CHALLENGE: Below are records; work out how many of their lines hold the string "script" and give that number alone.

* BEGIN MATERIAL FOR THIS TASK *

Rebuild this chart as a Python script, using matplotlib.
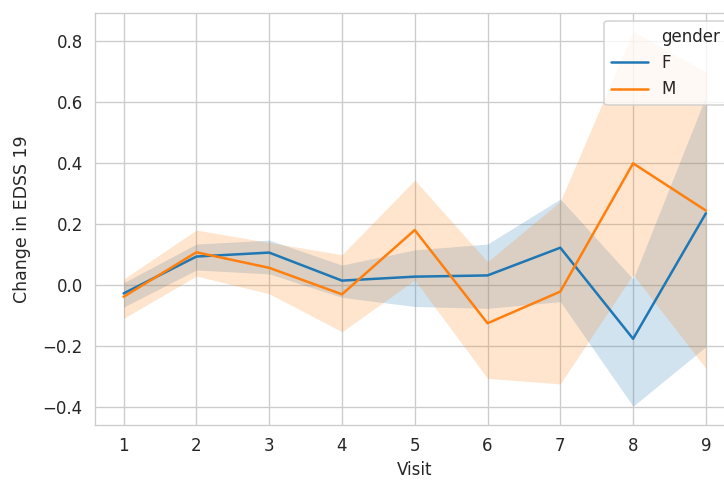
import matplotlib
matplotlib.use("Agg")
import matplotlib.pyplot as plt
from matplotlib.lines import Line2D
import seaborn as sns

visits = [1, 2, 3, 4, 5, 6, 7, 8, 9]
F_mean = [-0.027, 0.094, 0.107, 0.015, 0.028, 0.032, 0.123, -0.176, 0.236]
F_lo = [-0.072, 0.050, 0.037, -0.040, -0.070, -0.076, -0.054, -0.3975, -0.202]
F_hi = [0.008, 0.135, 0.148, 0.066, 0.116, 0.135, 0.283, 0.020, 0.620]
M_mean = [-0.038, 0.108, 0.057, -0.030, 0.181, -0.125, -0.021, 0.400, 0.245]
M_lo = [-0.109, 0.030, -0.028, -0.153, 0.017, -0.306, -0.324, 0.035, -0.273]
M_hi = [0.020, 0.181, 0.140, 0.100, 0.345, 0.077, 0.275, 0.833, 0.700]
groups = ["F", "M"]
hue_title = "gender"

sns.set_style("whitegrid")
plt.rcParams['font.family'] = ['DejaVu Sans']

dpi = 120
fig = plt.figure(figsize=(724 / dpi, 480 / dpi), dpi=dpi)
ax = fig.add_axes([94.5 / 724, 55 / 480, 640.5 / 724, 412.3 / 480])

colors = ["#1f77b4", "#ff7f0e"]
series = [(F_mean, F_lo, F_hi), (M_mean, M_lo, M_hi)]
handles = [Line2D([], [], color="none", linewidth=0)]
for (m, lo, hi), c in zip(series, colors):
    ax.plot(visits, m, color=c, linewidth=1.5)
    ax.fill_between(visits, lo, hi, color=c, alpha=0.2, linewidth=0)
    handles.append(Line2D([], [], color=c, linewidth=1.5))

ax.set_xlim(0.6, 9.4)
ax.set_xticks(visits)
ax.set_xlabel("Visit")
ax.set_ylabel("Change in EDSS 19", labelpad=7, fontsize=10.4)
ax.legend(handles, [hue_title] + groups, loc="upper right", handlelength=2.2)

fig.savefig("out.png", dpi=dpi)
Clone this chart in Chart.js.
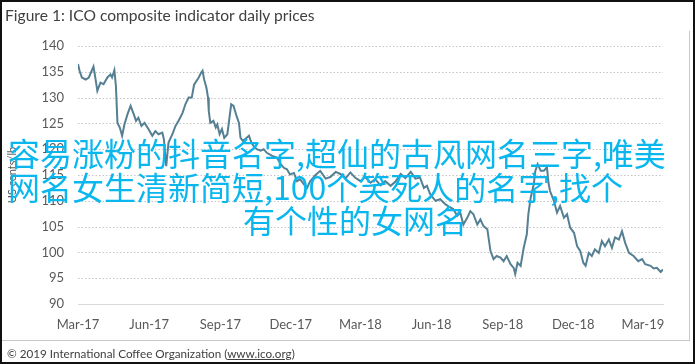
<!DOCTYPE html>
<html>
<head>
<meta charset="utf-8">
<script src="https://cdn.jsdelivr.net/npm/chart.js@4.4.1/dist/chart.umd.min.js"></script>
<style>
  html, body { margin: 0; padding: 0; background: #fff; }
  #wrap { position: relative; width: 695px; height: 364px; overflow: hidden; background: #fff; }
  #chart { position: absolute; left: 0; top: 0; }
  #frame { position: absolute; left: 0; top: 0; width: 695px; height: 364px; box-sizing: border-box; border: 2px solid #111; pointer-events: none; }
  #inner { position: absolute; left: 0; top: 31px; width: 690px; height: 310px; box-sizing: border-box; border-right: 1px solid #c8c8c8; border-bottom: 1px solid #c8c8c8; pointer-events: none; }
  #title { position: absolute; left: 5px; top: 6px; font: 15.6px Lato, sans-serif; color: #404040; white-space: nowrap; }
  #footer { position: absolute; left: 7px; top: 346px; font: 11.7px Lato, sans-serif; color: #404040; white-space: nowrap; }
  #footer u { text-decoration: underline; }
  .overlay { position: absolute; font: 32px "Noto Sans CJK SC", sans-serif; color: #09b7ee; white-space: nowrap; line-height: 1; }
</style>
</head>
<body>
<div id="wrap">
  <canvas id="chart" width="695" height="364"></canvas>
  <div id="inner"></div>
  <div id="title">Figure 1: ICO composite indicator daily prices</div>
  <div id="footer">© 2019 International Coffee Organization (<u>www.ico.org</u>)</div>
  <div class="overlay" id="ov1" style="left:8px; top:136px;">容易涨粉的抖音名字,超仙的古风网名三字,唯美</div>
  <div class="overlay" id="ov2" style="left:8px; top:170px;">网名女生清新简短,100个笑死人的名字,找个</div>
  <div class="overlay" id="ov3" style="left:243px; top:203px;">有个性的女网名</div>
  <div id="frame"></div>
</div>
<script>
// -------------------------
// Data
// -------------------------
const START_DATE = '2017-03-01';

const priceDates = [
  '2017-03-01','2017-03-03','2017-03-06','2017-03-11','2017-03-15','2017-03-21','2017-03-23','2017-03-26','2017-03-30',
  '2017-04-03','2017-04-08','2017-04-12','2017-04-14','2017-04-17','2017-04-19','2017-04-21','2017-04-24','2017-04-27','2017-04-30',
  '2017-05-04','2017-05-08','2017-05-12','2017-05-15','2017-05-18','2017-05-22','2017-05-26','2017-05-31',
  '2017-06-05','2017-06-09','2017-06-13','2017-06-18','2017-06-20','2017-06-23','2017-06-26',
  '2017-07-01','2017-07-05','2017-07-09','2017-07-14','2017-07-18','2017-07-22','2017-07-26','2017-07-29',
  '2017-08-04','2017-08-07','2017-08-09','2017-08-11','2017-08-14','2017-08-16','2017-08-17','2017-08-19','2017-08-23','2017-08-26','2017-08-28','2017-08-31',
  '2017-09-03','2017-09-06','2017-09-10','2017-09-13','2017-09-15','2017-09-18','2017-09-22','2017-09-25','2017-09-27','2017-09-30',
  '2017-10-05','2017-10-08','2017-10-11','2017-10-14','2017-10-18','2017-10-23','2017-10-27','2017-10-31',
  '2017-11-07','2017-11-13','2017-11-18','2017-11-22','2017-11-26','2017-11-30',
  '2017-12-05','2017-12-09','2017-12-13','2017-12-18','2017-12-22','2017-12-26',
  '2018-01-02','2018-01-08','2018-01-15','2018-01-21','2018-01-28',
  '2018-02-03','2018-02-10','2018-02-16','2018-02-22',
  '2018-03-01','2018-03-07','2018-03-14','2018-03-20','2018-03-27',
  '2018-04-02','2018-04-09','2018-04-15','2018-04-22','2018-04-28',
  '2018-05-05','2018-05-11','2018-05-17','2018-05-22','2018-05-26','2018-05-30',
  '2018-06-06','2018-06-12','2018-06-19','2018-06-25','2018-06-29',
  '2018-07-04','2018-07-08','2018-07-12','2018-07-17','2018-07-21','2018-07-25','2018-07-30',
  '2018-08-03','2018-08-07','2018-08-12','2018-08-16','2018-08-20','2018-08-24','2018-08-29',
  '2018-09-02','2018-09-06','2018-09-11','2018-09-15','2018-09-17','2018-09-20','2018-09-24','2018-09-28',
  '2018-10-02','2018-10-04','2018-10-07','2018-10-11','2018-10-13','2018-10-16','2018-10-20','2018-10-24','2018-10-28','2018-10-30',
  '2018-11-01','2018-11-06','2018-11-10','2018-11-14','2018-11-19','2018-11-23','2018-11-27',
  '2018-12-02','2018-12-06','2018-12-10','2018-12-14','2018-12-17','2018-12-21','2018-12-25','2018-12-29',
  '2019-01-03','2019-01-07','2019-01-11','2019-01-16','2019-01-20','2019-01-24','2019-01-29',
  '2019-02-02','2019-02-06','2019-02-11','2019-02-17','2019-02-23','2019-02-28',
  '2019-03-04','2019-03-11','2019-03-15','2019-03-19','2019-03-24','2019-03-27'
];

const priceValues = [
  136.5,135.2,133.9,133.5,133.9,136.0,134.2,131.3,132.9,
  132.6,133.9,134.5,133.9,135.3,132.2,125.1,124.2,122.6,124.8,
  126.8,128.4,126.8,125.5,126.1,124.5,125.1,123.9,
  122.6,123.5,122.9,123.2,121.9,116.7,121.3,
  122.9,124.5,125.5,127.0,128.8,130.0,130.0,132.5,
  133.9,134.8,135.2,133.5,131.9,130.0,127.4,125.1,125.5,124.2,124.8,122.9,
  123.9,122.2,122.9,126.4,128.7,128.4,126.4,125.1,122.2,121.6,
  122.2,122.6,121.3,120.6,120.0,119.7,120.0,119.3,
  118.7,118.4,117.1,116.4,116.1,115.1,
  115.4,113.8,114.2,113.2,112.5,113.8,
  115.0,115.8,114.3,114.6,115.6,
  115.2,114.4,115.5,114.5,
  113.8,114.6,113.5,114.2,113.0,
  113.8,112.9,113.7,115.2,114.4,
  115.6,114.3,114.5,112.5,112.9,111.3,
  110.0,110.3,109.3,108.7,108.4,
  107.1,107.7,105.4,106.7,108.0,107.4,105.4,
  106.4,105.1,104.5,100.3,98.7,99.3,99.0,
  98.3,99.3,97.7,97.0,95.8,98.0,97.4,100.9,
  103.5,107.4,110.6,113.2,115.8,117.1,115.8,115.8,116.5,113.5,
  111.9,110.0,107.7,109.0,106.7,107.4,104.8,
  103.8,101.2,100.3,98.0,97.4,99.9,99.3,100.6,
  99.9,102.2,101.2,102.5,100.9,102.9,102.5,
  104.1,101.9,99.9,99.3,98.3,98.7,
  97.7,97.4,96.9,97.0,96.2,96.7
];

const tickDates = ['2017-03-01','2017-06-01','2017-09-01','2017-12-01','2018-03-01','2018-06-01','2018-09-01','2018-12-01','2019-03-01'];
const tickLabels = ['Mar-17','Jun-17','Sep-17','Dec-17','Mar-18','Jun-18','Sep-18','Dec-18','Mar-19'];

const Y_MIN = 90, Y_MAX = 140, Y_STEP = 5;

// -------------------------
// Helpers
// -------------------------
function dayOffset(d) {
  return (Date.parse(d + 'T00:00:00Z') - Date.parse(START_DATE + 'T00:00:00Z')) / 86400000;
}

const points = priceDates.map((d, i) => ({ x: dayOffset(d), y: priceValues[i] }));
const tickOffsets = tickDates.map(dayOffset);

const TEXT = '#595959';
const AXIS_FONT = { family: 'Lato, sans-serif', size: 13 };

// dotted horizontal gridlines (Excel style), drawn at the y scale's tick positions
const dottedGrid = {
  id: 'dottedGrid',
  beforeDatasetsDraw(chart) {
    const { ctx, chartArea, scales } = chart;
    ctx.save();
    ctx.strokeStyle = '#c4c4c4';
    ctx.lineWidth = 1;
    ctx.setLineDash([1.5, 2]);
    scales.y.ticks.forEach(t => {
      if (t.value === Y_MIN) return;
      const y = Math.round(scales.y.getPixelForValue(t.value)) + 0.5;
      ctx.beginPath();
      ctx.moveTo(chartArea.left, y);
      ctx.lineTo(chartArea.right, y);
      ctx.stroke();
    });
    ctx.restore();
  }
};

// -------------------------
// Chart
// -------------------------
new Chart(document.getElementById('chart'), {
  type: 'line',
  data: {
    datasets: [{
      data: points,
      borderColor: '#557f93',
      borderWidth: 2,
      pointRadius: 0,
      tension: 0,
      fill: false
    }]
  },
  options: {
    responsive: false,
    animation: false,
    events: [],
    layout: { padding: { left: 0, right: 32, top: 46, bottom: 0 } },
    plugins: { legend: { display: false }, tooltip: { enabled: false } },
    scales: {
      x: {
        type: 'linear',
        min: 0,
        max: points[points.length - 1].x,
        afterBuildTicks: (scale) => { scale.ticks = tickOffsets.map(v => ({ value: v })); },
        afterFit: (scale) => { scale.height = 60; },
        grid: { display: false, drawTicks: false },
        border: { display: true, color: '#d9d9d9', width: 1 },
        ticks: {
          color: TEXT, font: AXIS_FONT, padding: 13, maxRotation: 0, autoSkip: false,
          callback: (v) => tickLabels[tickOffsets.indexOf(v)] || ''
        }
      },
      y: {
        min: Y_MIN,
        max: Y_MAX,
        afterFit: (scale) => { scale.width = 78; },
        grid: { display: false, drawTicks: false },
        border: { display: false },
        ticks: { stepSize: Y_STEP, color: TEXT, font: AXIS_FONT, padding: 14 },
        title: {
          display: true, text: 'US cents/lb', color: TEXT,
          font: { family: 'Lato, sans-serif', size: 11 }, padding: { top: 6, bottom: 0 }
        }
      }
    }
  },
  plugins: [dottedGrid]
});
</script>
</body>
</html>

* END MATERIAL FOR THIS TASK *

RESPONSE TO THE EXERCISE: 4